Yeah, and remember the slide that talked about the bouncing eye? This is people don't read these four page letters, 1-2-3-4 and I'm done. They're looking all over the place. And we know this from eye motion studies. So you know the fact is, they may read a couple paragraphs on the first page, they may read the PS on the fourth page, and that brings them to their decision whether they're going to give or not.
Can I give you a story about how I sort of learned this? Okay? And I've told this before, so it stopped me, if I've told it here, but when I was young, starting in my career, at one point, I'd written this letter. It was a four page letter, and I was really proud of it. And I said, I'm going to show my mom. So I took it to her, and I showed it to her, and I didn't say, Mom, I've written this letter. I said, "Hey, what do you think of this letter?" And she did what we know a lot of donors do, which is, you go to the back and you read— you know, you look for the signature, and then you read the PS. Okay, she did that. I was watching her the whole time.

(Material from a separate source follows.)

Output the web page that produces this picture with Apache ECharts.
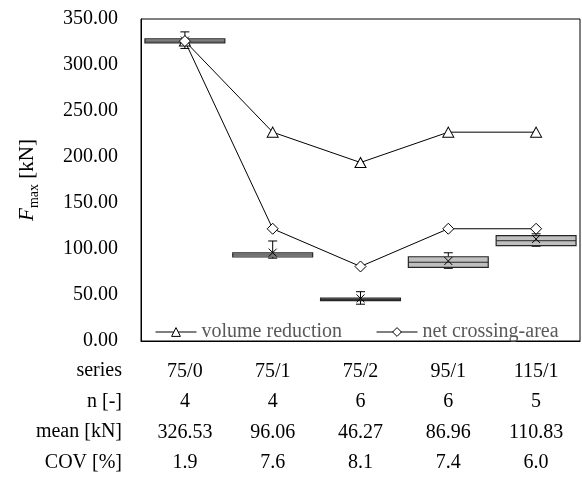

And then she proceeded to read the whole letter backwards, backwards, paragraph by paragraph, going up the page and into page three, starting at the bottom. She read the whole thing, but backwards. And I thought at that moment, okay, she's she was a little eccentric, you know, but, but I realized we don't control this transaction. We can't. We start at the beginning, and we read every word all the way through to the end, and we're thinking about structure and in order, that's not what donors are doing. They're doing any old thing. Probably the most common thing is they hop around like Tom described—that's probably more likely what they do. But what if you knew that, you know, 1% of all your donors read your letter backwards like my mom did? Boy, I kind of rethought how you write. Is that it better work backwards, too.